Abbiamo già parlato su queste pagine dell’Orchestra da Camera Ildebrando Pizzetti e del suo progetto di costituire un punto di riferimento stabile per la musica a Varese; un tipo di orchestra di giovani professionisti come, a memoria, non si è mai avuta dalle parti della provincia dei sette laghi e che si sta pian piano costruendo una solida reputazione pur con scarso o nullo sostegno delle istituzioni.¬ Ad affiancarla per l’esecuzione della Missa in angustiis di Haydn troviamo due storiche realtà della musica vocale varesina, il Coro Sine Nomine e il Gruppo Polifonico Josquin Despréz.
La prima parte del concerto è dedicata a Mozart, eletto a stella polare del repertorio della Pizzetti.
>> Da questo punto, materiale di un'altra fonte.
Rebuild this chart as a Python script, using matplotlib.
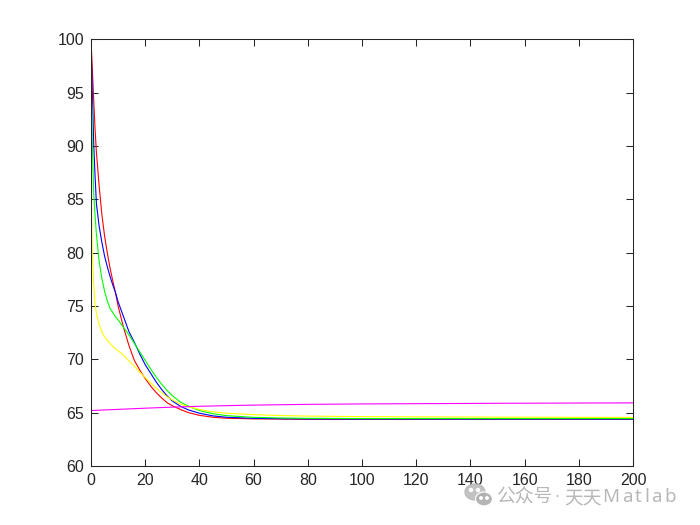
import matplotlib
matplotlib.use("Agg")
import matplotlib.pyplot as plt
from matplotlib.patches import Ellipse

# ---- data ----
red_x = [0, 0.5, 1, 1.5, 2, 3, 4, 5, 6, 7, 8, 9, 10, 12, 14, 16, 18, 20, 22, 24, 26, 28, 30, 33, 36, 40, 45, 50, 60, 70, 80, 100, 150, 200]
red_y = [100, 97.2, 94.3, 91.6, 89.4, 86.3, 83.6, 81.6, 80.0, 78.6, 77.4, 76.3, 75.0, 73.0, 71.3, 69.9, 69.0, 68.2, 67.5, 66.9, 66.4, 65.95, 65.65, 65.3, 65.0, 64.75, 64.57, 64.48, 64.42, 64.4, 64.38, 64.38, 64.38, 64.38]

blue_x = [0, 0.25, 0.5, 1, 1.5, 2, 3, 4, 5, 6, 7, 8, 9, 10, 12, 14, 16, 18, 20, 22, 24, 26, 28, 30, 33, 36, 40, 45, 50, 60, 70, 80, 100, 150, 200]
blue_y = [100, 97.3, 95, 90.3, 87.2, 84.6, 82.5, 81.0, 79.7, 78.7, 77.8, 77.0, 76.3, 75.4, 74.0, 72.6, 71.6, 70.5, 69.5, 68.7, 67.9, 67.2, 66.6, 66.1, 65.6, 65.25, 64.95, 64.7, 64.57, 64.47, 64.43, 64.41, 64.4, 64.4, 64.4]

green_x = [0, 0.25, 0.5, 1, 1.5, 2, 3, 4, 5, 6, 7, 8, 9, 10, 12, 14, 16, 18, 20, 22, 24, 26, 28, 30, 33, 36, 40, 45, 50, 60, 70, 80, 100, 150, 200]
green_y = [100, 94, 90, 85.6, 83.5, 81.7, 79.2, 77.6, 76.4, 75.5, 74.8, 74.4, 74.0, 73.7, 73.0, 72.3, 71.5, 70.7, 69.9, 69.1, 68.35, 67.7, 67.1, 66.6, 66.0, 65.6, 65.2, 64.9, 64.72, 64.56, 64.5, 64.47, 64.45, 64.45, 64.45]

yellow_x = [0, 0.1, 0.25, 0.5, 1, 1.5, 2, 3, 4, 5, 6, 7, 8, 9, 10, 12, 14, 16, 18, 20, 22, 24, 26, 28, 30, 33, 36, 40, 45, 50, 60, 70, 80, 100, 150, 200]
yellow_y = [100, 88, 83, 80, 77, 75.2, 74.3, 73.3, 72.6, 72.1, 71.8, 71.5, 71.25, 71.0, 70.8, 70.4, 69.85, 69.35, 68.8, 68.3, 67.8, 67.3, 66.9, 66.5, 66.2, 65.8, 65.55, 65.3, 65.08, 64.95, 64.82, 64.73, 64.68, 64.63, 64.58, 64.55]

magenta_x = [0, 10, 20, 30, 40, 50, 60, 80, 100, 150, 200]
magenta_y = [65.2, 65.31, 65.42, 65.52, 65.6, 65.66, 65.71, 65.78, 65.82, 65.88, 65.92]

x_ticks = [0, 20, 40, 60, 80, 100, 120, 140, 160, 180, 200]
y_ticks = [60, 65, 70, 75, 80, 85, 90, 95, 100]

watermark_parts = ["公众号", "·", "天天", "Matlab"]

# ---- figure ----
fig = plt.figure(figsize=(7, 5.25), dpi=100)
ax = fig.add_axes([0.13, 0.1124, 0.7743, 0.8124])

lw = 0.8
ax.plot(red_x, red_y, color=(1, 0, 0), lw=lw)
ax.plot(blue_x, blue_y, color=(0, 0, 1), lw=lw)
ax.plot(green_x, green_y, color=(0, 1, 0), lw=lw)
ax.plot(yellow_x, yellow_y, color=(1, 1, 0), lw=lw)
ax.plot(magenta_x, magenta_y, color=(1, 0, 1), lw=lw)

ax.set_xlim(0, 200)
ax.set_ylim(60, 100)
ax.set_xticks(x_ticks)
ax.set_yticks(y_ticks)

edge = (0.15, 0.15, 0.15)
for s in ax.spines.values():
    s.set_color(edge)
    s.set_linewidth(0.75)
ax.tick_params(direction="in", length=5, width=0.75, color=edge,
               top=True, right=True, labelsize=11.5, labelcolor=edge, pad=5)
for lab in ax.get_xticklabels() + ax.get_yticklabels():
    lab.set_fontfamily("Liberation Sans")

# ---- watermark ----
gray = (0.72, 0.72, 0.72)
H = 525.0
W = 700.0
def fx(px):
    return px / W
def fy(py):
    return 1 - py / H
e1 = Ellipse((fx(475), fy(492)), 20 / W, 16 / H, transform=fig.transFigure,
             color=gray, alpha=0.85, zorder=5)
e2 = Ellipse((fx(484), fy(499)), 17 / W, 14 / H, transform=fig.transFigure,
             color=(0.68, 0.68, 0.68), alpha=0.9, zorder=6, ec="white", lw=1)
fig.patches.extend([e1, e2])
for (cx, cy) in [(471, 490), (478, 490)]:
    fig.patches.append(Ellipse((fx(cx), fy(cy)), 3 / W, 3 / H, transform=fig.transFigure,
                               color="white", zorder=7))
for (cx, cy) in [(481, 498), (487, 498)]:
    fig.patches.append(Ellipse((fx(cx), fy(cy)), 2.5 / W, 2.5 / H, transform=fig.transFigure,
                               color="white", zorder=7))

wm_font = ["Noto Sans CJK SC", "DejaVu Sans"]
fig.text(fx(496), fy(497.5), watermark_parts[0], family=wm_font,
         fontsize=13.5, color=gray, va="center", ha="left", zorder=4)
fig.text(fx(557), fy(497.5), watermark_parts[1], family=["DejaVu Sans"],
         fontsize=11, color=gray, va="center", ha="center", zorder=4)
fig.text(fx(564), fy(497.5), watermark_parts[2], family=wm_font,
         fontsize=13.5, color=gray, va="center", ha="left", zorder=4)

# "Matlab" drawn with a little letter spacing, as in the reference
fig.canvas.draw()
renderer = fig.canvas.get_renderer()
xpos = 602.5
track = 2.4
for ch in watermark_parts[3]:
    t = fig.text(fx(xpos), fy(497.5), ch, family=["Noto Sans", "DejaVu Sans"],
                 fontsize=13.5, color=gray, va="center", ha="left", zorder=4)
    bb = t.get_window_extent(renderer=renderer)
    xpos += bb.width + track

fig.savefig("out.png", dpi=100, facecolor="white")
La Serenata “Notturna” in re maggiore, K239 fu scritta nel 1776 come una singolare sorta di concerto grosso dalle ristrette dimensioni sia nei movimenti – solo tre – che nell’anomalo organico: al concertino (due violini, viola, contrabbasso) si contrappone l’orchestra ridotta alle sole sezioni di archi e timpani. Il discorso spesso vivace e brillante imbastito dal compositore viene esaltato dalla direzione di Enrico Saverio Pagano e dall’orchestra che con abilità padroneggiano il continuo rimpallo di temi tra concertino e ripieno dando vita ad un’esecuzione giocosa e gioiosa in primo luogo per i musicisti stessi. Questo spirito viene confermato, anzi amplificato nel terzo movimento nel quale, alla maniera di un big band di jazz anni venti, al cinguettante tema del Rondò si alternano delle cadenze improvvisate a turno dai vari strumenti del concertino e dai timpani.
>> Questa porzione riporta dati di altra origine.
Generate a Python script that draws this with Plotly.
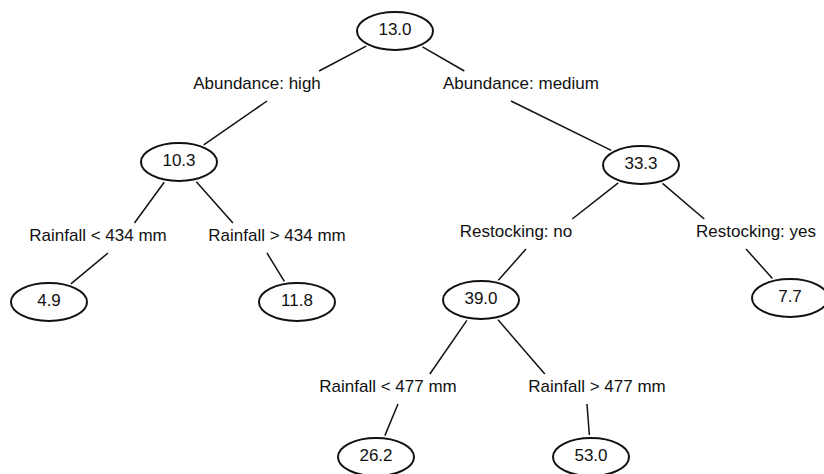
import plotly.graph_objects as go

# ---- data: regression tree ----
node_values = [13.0, 10.3, 33.3, 4.9, 11.8, 39.0, 7.7, 26.2, 53.0]
node_parent = [None, 0, 0, 1, 1, 2, 2, 5, 5]
split_labels = [None, "Abundance: high", "Abundance: medium",
                "Rainfall < 434 mm", "Rainfall > 434 mm",
                "Restocking: no", "Restocking: yes",
                "Rainfall < 477 mm", "Rainfall > 477 mm"]

# ---- layout (pixel-like canvas coordinates) ----
node_x = [395, 179, 641, 49, 297, 481, 790, 376, 591]
node_y = [31, 162, 165, 302, 302, 300, 298, 457, 457]
label_x = [None, 257, 521, 98, 277, 516, 756, 388, 597]
label_y = [None, 85, 85, 237, 237, 233, 233, 388, 388]
RX, RY = 38, 19
W, H = 824, 474
INK = "#111111"
FONT = dict(family="Liberation Sans, Arial, sans-serif", size=17, color=INK)


def on_ellipse(cx, cy, tx, ty, gap=2):
    dx, dy = tx - cx, ty - cy
    t = 1.0 / ((dx / RX) ** 2 + (dy / RY) ** 2) ** 0.5
    d = (dx * dx + dy * dy) ** 0.5
    t += gap / d
    return cx + dx * t, cy + dy * t


fig = go.Figure()
line_x, line_y = [], []
for i, p in enumerate(node_parent):
    if p is None:
        continue
    px, py = node_x[p], node_y[p]
    lx, ly = label_x[i], label_y[i]
    cx, cy = node_x[i], node_y[i]
    side = 1 if cx > px else -1
    # parent -> split label
    ex, ey = lx + 0.45 * (px - lx), ly - 14
    sx, sy = on_ellipse(px, py, ex, ey, gap=3)
    line_x += [sx, ex, None]
    line_y += [sy, ey, None]
    # split label -> child
    s2x, s2y = lx - side * 10, ly + 16
    tx, ty = on_ellipse(cx, cy, s2x, s2y, gap=3)
    line_x += [s2x, tx, None]
    line_y += [s2y, ty, None]

fig.add_trace(go.Scatter(x=line_x, y=line_y, mode="lines",
                         line=dict(color=INK, width=1.5),
                         hoverinfo="skip", showlegend=False))

for cx, cy in zip(node_x, node_y):
    fig.add_shape(type="circle", xref="x", yref="y",
                  x0=cx - RX, x1=cx + RX, y0=cy - RY, y1=cy + RY,
                  line=dict(color=INK, width=2), layer="below")

fig.add_trace(go.Scatter(x=node_x, y=node_y, mode="text",
                         text=[f"{v:.1f}" for v in node_values],
                         textfont=FONT, textposition="middle center",
                         cliponaxis=False,
                         hoverinfo="skip", showlegend=False))

lx_ = [x for x in label_x if x is not None]
ly_ = [y for y in label_y if y is not None]
lt_ = [t for t in split_labels if t is not None]
fig.add_trace(go.Scatter(x=lx_, y=ly_, mode="text", text=lt_,
                         textfont=FONT, textposition="middle center",
                         cliponaxis=False,
                         hoverinfo="skip", showlegend=False))

fig.update_layout(
    width=W, height=H,
    margin=dict(l=0, r=0, t=0, b=0),
    paper_bgcolor="white", plot_bgcolor="white",
    xaxis=dict(range=[0, W], visible=False, fixedrange=True),
    yaxis=dict(range=[H, 0], visible=False, fixedrange=True),
)
fig.write_html(
    "out.html",
    config={"displayModeBar": False},
    post_script="document.body.style.margin='0';"
                "document.body.style.overflow='hidden';"
                "document.documentElement.style.overflow='hidden';",
)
Ed ecco il punto saliente: la Missa in angustiis, scritta nell’estate 1798 da Haydn in occasione del compleanno della principessa Maria Hermenegilda e divenuta nota anche come Nelson Messe in onore dell’ammiraglio che sconfisse la flotta napoleonica in quegli stessi giorni in cui Haydn stava componendo il suo lavoro. Anche questa ha un’orchestrazione particolare, poco confacenti al clima del genere messa: solo archi, trombe e percussioni (strumenti più da tempi di guerra, ma questa era la disponibilità di casa Esterházy all’epoca).
È soprattutto il coro a spiccare per la precisione degli ingressi delle voci – in particolare nei tanti fugati – e per una interpretazione complessiva in grado di ammantare di una velatura tragica tutta la Missa (con particolare riguardo per il Kyrie iniziale e il Benedictus). Il piccolo rovescio della medaglia è che forse l’orchestra non è abbastanza corposa per supportare una massa vocale così imponente (una cinquantina circa di coristi contro una ventina di musicisti) e gli strumentisti appaiono a volte un po’ soffocati nei momenti di maggiore intensità drammatica.
Ottimi anche i solisti: non si risparmia Carlotta Colombo (soprano), in quello che è il ruolo vocale più impegnativo della partitura come qualità e quantità, dimostrando un fraseggio agile e sicuro. All’opposto il ruolo del mezzosoprano Benedetta Mazzetto è forse il più ridotto, ma ha parimenti donato grande intensità vocale alla sua interpretazione. I due uomini Gianluca Moro (tenore) e Alessandro Ravasio (basso) si sono combinati egregiamente, dotati entrambi di una voce rotonda e morbida dimostrando un’ottima intesa nei momenti d’insieme, come il Gloria.
Applausi scroscianti al termine dal pubblico che ha riempito numeroso la basilica. Un ottimo concerto offerto ai cittadini, un buon incasso a fin di bene – in questi casi non fa mai male ricordarlo - e una solida reputazione confermata dalla giovane Pizzetti e dai due esperti cori vocali. Questi ultimi, per quanto semi-amatoriali, hanno alle spalle una decennale carriera molto ricca di soddisfazioni: una sinergia, quella tra i tre ensemble, che ci auguriamo di riascoltare quanto prima.
La recensione si riferisce al concerto del 19 maggio 2019.